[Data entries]
§ §

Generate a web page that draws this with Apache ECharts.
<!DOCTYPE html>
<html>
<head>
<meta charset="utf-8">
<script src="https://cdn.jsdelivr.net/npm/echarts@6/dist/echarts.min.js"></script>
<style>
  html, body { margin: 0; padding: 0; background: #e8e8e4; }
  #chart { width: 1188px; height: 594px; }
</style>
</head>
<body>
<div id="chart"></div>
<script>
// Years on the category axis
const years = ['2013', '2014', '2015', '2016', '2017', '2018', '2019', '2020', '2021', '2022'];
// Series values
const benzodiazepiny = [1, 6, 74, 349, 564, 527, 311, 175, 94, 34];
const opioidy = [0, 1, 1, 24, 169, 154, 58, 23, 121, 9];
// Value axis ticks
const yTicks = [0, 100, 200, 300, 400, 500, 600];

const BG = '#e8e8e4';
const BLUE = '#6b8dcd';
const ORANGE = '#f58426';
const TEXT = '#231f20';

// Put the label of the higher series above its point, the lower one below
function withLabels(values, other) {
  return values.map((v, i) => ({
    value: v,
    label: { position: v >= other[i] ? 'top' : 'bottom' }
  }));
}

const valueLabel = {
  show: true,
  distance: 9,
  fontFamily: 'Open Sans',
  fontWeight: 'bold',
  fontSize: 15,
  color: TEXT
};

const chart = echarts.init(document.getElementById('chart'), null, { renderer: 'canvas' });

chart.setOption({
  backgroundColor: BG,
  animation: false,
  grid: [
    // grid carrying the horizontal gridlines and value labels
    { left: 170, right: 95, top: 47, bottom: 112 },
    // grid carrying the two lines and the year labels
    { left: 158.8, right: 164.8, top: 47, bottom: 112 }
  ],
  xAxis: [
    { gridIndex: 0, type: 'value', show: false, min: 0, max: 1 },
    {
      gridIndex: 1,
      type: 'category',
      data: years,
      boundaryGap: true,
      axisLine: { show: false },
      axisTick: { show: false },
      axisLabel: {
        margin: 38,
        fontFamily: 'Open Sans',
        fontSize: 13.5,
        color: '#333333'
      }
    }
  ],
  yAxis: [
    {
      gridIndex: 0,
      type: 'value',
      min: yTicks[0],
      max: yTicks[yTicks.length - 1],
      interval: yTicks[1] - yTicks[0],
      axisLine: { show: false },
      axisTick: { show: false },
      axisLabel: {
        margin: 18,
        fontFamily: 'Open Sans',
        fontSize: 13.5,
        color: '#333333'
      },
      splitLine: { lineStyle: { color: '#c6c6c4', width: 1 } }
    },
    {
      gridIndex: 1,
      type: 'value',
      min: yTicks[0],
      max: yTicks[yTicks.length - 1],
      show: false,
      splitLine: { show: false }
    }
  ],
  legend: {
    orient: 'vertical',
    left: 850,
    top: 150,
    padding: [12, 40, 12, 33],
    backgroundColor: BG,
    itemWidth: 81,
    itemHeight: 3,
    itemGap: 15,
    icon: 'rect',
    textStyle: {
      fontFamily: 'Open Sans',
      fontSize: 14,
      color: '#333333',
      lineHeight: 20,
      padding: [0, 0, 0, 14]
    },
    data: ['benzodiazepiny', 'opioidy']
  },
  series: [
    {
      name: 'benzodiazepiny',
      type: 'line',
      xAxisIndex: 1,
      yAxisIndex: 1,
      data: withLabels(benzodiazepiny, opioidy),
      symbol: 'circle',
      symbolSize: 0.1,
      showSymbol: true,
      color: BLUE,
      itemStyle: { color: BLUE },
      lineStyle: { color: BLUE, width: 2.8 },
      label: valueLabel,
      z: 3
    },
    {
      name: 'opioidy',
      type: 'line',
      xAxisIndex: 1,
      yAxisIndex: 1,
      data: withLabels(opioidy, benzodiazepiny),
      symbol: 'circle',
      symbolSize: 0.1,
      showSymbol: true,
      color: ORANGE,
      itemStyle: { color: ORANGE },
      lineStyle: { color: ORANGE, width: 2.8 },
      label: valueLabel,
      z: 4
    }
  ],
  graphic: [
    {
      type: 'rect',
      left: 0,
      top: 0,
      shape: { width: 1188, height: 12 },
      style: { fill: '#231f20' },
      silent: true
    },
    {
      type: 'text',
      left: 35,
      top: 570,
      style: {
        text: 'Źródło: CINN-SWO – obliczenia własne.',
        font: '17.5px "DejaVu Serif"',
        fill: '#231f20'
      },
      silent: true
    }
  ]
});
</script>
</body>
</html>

§ §

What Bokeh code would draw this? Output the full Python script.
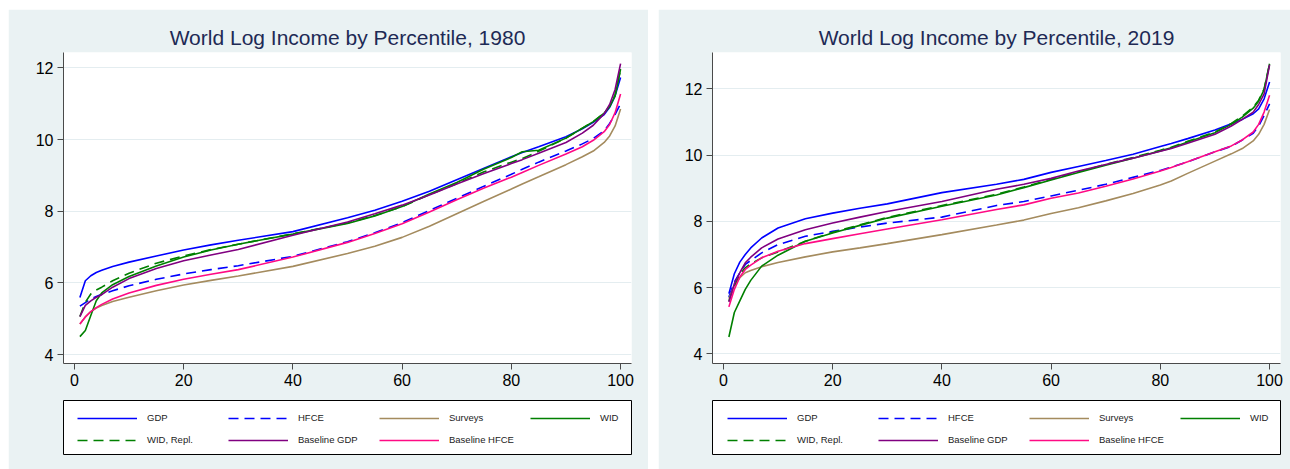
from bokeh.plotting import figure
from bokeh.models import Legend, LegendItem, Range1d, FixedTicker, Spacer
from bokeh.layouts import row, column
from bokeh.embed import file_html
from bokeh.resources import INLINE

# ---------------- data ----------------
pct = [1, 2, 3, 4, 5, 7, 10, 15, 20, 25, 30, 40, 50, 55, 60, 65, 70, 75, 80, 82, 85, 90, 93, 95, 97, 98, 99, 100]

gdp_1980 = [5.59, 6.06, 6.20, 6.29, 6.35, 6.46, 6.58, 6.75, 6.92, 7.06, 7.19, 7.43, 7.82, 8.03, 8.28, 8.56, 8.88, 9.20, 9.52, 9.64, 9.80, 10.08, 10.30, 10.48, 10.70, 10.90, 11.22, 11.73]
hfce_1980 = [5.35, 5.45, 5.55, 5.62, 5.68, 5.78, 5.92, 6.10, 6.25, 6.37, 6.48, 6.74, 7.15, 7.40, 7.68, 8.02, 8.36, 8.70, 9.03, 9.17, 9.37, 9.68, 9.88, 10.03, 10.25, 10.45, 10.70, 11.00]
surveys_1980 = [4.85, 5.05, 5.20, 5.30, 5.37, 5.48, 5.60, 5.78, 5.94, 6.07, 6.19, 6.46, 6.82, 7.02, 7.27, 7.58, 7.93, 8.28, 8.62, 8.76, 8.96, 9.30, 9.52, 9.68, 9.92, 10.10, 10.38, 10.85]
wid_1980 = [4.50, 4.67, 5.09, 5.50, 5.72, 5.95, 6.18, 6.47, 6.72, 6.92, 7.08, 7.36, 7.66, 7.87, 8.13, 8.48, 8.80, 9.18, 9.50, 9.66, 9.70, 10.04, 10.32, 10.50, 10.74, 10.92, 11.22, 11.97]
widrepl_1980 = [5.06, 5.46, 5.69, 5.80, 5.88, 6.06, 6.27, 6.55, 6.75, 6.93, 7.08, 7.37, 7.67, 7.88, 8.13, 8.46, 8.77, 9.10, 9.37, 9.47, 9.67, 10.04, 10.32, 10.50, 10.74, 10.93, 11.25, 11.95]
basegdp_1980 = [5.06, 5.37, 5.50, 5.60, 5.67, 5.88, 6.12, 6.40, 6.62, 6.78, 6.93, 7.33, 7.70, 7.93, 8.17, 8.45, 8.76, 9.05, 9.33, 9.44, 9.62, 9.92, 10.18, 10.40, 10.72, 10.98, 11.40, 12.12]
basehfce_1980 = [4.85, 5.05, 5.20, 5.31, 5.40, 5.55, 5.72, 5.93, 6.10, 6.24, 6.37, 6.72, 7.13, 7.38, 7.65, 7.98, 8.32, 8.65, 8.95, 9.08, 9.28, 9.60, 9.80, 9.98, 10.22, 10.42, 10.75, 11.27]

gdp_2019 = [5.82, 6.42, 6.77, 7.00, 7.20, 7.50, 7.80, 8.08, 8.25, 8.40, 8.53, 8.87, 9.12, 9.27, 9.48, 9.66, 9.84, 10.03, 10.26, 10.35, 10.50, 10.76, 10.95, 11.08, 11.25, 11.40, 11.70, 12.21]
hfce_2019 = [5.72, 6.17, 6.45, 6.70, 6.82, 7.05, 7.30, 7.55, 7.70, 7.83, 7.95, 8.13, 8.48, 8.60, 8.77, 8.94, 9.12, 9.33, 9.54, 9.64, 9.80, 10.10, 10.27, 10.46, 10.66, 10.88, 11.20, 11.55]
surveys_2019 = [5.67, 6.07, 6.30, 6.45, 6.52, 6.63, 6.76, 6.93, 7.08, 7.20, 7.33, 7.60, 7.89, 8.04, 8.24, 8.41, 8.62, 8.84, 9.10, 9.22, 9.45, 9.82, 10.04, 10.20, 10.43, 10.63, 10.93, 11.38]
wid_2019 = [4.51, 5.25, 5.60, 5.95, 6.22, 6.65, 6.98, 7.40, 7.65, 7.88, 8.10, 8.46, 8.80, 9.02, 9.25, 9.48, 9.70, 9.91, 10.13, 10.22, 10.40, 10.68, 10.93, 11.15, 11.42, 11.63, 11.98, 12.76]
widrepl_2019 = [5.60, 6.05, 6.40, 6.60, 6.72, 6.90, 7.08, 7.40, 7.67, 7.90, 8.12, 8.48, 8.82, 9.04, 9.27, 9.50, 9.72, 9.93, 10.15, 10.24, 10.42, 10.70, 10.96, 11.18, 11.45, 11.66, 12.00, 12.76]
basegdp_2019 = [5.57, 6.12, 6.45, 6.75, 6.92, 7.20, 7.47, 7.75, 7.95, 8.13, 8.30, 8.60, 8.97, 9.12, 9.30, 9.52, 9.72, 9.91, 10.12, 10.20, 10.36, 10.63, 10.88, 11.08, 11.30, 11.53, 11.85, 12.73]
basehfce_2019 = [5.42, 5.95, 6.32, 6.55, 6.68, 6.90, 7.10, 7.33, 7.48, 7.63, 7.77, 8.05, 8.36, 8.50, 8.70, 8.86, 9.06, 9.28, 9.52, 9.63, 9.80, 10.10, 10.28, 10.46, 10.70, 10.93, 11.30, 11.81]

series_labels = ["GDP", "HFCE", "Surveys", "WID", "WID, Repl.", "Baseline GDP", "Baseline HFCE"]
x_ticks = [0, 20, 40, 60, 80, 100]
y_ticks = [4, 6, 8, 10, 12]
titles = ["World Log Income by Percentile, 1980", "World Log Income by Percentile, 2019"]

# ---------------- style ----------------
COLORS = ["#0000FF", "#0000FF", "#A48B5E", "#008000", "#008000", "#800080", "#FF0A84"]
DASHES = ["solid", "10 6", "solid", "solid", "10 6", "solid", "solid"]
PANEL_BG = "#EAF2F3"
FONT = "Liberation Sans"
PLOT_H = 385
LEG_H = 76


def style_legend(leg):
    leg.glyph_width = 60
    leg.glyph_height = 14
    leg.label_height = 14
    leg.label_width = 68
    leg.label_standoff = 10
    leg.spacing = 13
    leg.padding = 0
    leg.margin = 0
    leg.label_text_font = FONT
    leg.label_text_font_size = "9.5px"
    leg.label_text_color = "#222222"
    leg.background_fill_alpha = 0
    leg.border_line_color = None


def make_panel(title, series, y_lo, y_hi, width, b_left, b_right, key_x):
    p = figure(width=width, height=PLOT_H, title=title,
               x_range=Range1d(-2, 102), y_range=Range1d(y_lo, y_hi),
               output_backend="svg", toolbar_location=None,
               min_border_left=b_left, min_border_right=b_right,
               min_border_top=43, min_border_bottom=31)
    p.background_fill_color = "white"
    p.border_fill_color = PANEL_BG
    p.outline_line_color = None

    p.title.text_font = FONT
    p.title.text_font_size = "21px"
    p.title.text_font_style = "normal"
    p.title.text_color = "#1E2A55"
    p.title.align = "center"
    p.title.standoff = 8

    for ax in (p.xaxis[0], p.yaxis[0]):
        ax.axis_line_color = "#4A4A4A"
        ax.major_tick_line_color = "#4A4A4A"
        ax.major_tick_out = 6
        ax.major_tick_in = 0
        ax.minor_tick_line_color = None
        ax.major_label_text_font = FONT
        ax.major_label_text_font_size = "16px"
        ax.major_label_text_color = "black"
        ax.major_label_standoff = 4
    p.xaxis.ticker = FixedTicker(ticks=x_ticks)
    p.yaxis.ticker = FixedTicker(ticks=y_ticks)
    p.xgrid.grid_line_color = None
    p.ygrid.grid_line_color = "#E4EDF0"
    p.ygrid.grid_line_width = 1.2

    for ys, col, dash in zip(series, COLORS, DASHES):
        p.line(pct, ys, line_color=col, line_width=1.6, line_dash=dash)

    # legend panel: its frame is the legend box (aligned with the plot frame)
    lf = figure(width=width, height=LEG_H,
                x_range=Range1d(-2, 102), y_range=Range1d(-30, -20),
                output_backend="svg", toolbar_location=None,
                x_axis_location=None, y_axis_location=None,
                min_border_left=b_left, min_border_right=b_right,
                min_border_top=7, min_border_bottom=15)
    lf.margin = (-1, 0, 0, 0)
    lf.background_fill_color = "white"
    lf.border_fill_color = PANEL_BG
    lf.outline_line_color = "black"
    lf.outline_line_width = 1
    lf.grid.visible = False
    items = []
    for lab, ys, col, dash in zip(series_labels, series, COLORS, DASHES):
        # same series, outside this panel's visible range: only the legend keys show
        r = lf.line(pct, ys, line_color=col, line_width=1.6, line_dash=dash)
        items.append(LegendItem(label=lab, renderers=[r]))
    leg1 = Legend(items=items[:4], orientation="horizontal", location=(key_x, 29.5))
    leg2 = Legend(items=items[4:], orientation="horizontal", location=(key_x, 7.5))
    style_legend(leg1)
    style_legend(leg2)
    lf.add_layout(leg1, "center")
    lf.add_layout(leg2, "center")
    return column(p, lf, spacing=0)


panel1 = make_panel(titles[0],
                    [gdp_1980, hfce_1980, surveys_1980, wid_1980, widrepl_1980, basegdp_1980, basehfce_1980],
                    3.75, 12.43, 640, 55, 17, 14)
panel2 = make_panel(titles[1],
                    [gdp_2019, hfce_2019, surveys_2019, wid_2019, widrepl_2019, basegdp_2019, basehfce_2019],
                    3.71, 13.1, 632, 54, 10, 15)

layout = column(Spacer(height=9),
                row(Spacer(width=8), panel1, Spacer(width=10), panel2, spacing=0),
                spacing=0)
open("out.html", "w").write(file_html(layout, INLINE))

§ §

Any pictures should be left out. Reproduce every line from the one holding "What Bokeh code" down to the one holding "98, 99, 100]", both of those lines included.

What Bokeh code would draw this? Output the full Python script.
from bokeh.plotting import figure
from bokeh.models import Legend, LegendItem, Range1d, FixedTicker, Spacer
from bokeh.layouts import row, column
from bokeh.embed import file_html
from bokeh.resources import INLINE

# ---------------- data ----------------
pct = [1, 2, 3, 4, 5, 7, 10, 15, 20, 25, 30, 40, 50, 55, 60, 65, 70, 75, 80, 82, 85, 90, 93, 95, 97, 98, 99, 100]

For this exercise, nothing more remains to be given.